**Your task**
Copy, from the entries below, each line where the word "this" can be found.

**Records provided**

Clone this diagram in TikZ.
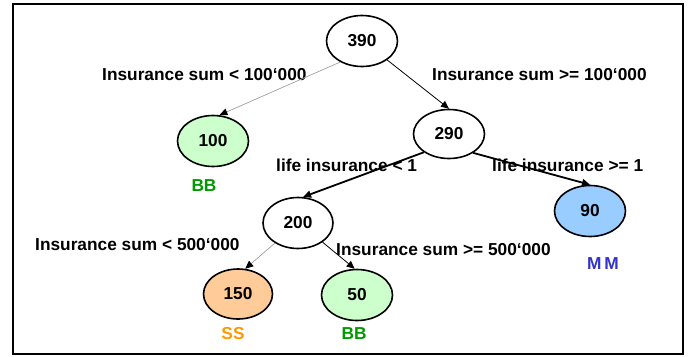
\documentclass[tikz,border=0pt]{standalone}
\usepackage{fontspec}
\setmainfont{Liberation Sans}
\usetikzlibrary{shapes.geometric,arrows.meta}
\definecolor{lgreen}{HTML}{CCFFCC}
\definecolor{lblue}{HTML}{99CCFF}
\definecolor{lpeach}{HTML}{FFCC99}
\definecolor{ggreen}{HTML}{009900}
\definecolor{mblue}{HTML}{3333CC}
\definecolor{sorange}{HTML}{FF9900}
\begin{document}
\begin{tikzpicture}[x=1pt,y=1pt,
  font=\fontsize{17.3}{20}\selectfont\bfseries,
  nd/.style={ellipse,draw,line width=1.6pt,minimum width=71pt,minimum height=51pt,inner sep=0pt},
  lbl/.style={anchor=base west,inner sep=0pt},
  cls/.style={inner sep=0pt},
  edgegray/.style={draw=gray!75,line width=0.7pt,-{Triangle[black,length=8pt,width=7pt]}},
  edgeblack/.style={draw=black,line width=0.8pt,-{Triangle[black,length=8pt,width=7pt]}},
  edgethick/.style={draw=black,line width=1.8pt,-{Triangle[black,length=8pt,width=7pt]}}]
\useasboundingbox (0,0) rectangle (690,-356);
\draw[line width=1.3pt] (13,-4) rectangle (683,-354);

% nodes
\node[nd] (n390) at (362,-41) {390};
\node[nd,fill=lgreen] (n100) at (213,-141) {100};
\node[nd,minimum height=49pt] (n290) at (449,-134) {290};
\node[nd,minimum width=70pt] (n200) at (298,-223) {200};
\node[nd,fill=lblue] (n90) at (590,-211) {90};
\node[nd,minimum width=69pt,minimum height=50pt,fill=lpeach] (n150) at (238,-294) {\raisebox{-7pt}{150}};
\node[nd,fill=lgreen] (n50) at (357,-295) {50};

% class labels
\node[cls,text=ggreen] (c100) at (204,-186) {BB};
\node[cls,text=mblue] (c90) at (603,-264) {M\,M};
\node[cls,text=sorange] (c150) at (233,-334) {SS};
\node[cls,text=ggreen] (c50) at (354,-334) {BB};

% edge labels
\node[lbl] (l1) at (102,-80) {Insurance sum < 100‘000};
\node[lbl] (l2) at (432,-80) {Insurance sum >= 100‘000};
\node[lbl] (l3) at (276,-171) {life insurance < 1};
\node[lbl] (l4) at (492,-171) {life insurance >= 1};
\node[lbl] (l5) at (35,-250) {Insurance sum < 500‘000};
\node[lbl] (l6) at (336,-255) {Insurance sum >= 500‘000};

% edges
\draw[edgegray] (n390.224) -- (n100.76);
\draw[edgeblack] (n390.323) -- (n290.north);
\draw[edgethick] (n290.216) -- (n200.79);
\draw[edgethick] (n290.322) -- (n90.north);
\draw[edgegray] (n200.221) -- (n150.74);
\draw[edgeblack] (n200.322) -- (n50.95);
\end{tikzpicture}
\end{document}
==
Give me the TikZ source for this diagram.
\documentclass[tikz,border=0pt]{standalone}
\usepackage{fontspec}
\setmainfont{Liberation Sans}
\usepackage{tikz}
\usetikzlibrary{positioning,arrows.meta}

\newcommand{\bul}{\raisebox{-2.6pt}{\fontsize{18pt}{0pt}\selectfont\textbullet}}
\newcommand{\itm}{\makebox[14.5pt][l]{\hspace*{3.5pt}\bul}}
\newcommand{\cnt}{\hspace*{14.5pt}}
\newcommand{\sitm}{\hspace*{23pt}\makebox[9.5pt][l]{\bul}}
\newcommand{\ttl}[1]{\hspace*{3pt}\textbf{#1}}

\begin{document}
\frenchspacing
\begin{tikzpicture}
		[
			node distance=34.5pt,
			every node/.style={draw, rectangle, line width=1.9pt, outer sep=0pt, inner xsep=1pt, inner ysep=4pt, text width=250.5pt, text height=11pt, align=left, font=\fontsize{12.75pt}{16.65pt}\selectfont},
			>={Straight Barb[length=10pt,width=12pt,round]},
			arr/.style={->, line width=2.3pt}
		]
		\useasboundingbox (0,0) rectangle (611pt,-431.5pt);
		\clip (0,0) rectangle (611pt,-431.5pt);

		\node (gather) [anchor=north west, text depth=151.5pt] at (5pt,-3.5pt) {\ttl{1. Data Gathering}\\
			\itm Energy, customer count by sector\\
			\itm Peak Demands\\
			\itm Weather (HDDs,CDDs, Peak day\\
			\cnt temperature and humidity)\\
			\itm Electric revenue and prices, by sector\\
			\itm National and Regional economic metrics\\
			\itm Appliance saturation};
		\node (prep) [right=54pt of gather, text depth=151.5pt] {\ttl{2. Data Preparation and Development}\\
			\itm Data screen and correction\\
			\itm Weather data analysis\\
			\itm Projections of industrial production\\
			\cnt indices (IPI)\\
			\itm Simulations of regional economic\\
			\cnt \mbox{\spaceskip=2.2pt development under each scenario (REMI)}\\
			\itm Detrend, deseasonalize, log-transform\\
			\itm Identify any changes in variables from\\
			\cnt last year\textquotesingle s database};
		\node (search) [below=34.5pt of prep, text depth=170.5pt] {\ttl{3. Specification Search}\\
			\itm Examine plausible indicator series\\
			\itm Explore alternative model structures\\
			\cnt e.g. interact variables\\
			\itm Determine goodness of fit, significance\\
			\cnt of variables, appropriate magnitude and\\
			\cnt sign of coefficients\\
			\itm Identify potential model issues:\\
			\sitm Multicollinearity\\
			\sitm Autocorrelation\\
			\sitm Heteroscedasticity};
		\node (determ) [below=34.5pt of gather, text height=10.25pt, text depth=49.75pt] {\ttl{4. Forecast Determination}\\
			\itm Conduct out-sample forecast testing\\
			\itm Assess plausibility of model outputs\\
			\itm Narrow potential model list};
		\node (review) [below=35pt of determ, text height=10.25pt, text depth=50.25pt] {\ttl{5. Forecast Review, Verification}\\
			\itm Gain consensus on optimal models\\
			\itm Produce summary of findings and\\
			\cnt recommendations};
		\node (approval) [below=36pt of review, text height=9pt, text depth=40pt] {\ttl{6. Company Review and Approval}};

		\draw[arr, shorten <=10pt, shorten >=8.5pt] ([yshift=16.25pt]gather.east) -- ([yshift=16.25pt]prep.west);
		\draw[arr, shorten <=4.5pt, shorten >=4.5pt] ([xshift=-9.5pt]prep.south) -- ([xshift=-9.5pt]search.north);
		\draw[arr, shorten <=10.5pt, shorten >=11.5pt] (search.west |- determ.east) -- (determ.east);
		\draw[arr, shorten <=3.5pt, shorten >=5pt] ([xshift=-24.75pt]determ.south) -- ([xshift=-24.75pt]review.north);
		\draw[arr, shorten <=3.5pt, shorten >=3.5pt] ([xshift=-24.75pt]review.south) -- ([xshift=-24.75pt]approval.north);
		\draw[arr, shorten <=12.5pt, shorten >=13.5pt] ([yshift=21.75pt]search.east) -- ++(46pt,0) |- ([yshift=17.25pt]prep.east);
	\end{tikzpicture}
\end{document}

**The completed task**
Clone this diagram in TikZ.
Give me the TikZ source for this diagram.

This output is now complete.